The leaders of a coalition of Thai political parties attend a press conference in Bangkok, Thailand, on March 27, 2019. (Photo by AFP)

Seven opposition parties in Thailand have agreed to form an alliance in an attempt to seize power from the ruling junta-backed party, which gained power after a 2014 coup.

Pheu Thai, the largest opposition party linked to the exiled billionaire Thaksin Shinawatra, and six other parties announced at a press conference in Bangkok on Wednesday that they had formed a “democratic front” with enough seats to form a slender majority in the kingdom’s lower House of Representatives. 

They said they had signed the agreement to work together in order to overpower the Prayuth Chan-ocha Party from forming the next government. 

“We are seven parties that have gained the majority of votes from people who have trusted us to work in the house of representatives,” the leader of the Pheu Thai Party, Sudarat Keyuraphan, told reporters. “We are signing the joint statement to stop the power succession of the junta.”

The parties said they could claim 255 seats in the 500-seat house.

The development comes following parliamentary elections in the country. The results of the elections have not been released yet.
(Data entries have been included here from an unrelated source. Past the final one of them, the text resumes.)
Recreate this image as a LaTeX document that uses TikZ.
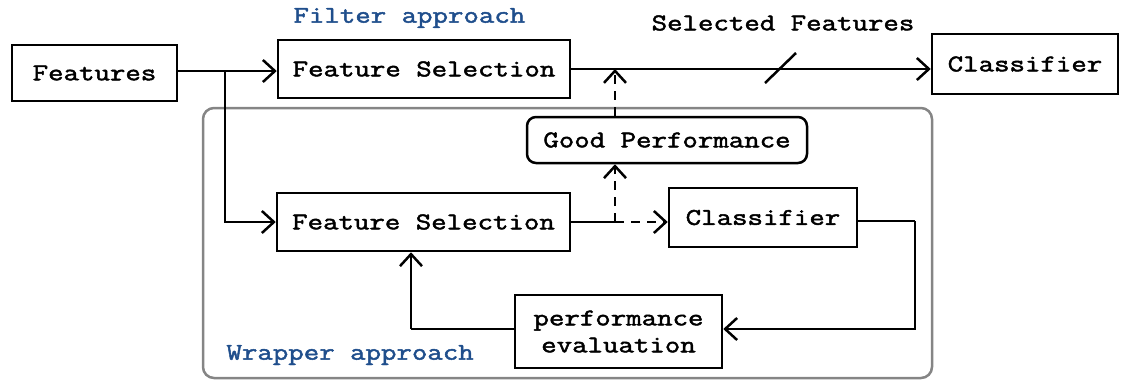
\documentclass[tikz,border=0pt]{standalone}
\usepackage{fontspec}
\setmonofont{Latin Modern Mono}[FakeStretch=1.25, FakeBold=2]
\usetikzlibrary{arrows.meta}
\definecolor{labelblue}{HTML}{1F4E8C}
\definecolor{framegray}{HTML}{858585}
\tikzset{
  txt/.style={font=\fontsize{24}{27}\selectfont\ttfamily},
  blockbox/.style={txt, draw=black, line width=2.5pt, fill=white, inner sep=0pt, align=center},
  flow/.style={draw=black, line width=2.5pt},
  arr/.style={-{Straight Barb[length=12pt,width=22pt,line width=2.5pt]}},
  dashflow/.style={flow, dash pattern=on 9pt off 7pt},
  approach/.style={txt, text=labelblue, anchor=west}
}
\begin{document}
\begin{tikzpicture}[x=1pt, y=-1pt]
\useasboundingbox (0,0) rectangle (1122,381);

% wrapper frame
\draw[framegray, line width=2.5pt, rounded corners=11pt] (203,108) rectangle (932,378);

% blocks
\node[blockbox, minimum width=165pt, minimum height=56pt] (feat) at (94.5,73) {Features};
\node[blockbox, minimum width=292pt, minimum height=58pt] (fs1) at (424,69) {Feature Selection};
\node[blockbox, minimum width=186pt, minimum height=60pt] (clf1) at (1025,64) {Classifier};
\node[blockbox, minimum width=280pt, minimum height=46pt, rounded corners=9pt] (gp) at (667,140) {Good Performance};
\node[blockbox, minimum width=293pt, minimum height=58pt] (fs2) at (423.5,222) {Feature Selection};
\node[blockbox, minimum width=188pt, minimum height=59pt] (clf2) at (763,217.5) {Classifier};
\node[blockbox, minimum width=207pt, minimum height=73pt] (pe) at (618.5,331.5) {performance\\evaluation};

% labels
\node[approach] (filt) at (290,18) {Filter approach};
\node[approach] (wrap) at (223,355) {Wrapper approach};
\node[txt] (sel) at (783,23) {Selected Features};

% junction points
\coordinate (br) at (225,71);
\coordinate (jlow) at (615,222);
\coordinate (jtop) at (615,69);
\coordinate (fb) at (411,329);
\coordinate (rt) at (915,221);

% filter path
\draw[flow] (feat.east |- br) -- (br);
\draw[flow, arr] (br) -- (br -| fs1.west);
\draw[flow, arr] (fs1.east |- jtop) -- (jtop -| clf1.west);
\draw[flow] (765,83) -- (796,53);

% wrapper path
\draw[flow, arr] (br) |- (fs2.west);
\draw[flow] (fs2.east |- jlow) -- (jlow);
\draw[dashflow, arr] (jlow) -- (jlow -| clf2.west);
\draw[dashflow, arr] (jlow) -- (jlow |- gp.south);
\draw[dashflow, arr] (jlow |- gp.north) -- (jtop);
\draw[flow] (clf2.east |- rt) -- (rt);
\draw[flow, arr] (rt) |- (fb -| pe.east);
\draw[flow] (pe.west |- fb) -- (fb);
\draw[flow, arr] (fb) -- (fb |- fs2.south);
\end{tikzpicture}
\end{document}
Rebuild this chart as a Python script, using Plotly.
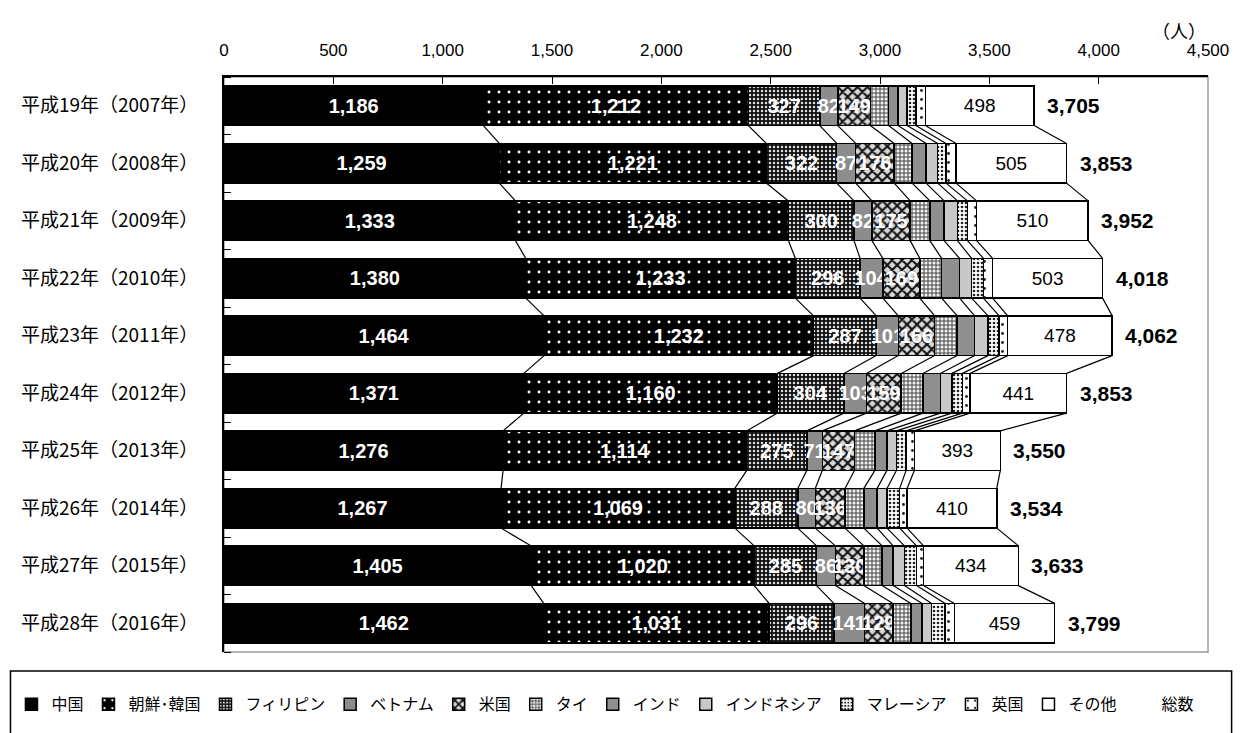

Exit polls showed earlier that Pheu Thai would win 163 seats, which would be a majority though not enough to form a government.

Despite the formation of the new coalition, the opposition parties will most likely fail to gain power because, under a new constitution, 250 senators appointed by the junta will join together with the 500 lower house MPs to elect the next prime minister.

On Wednesday, absent from the agreement were two of the leading opposition parties: the Democratic Party, and Bhumjaithai, headed by billionaire politician Anutin Charnvirakul.

Bhumjaithai's decision to join either a pro-junta or “democratic front” government could be the determining factor for  where the next prime minister hails from.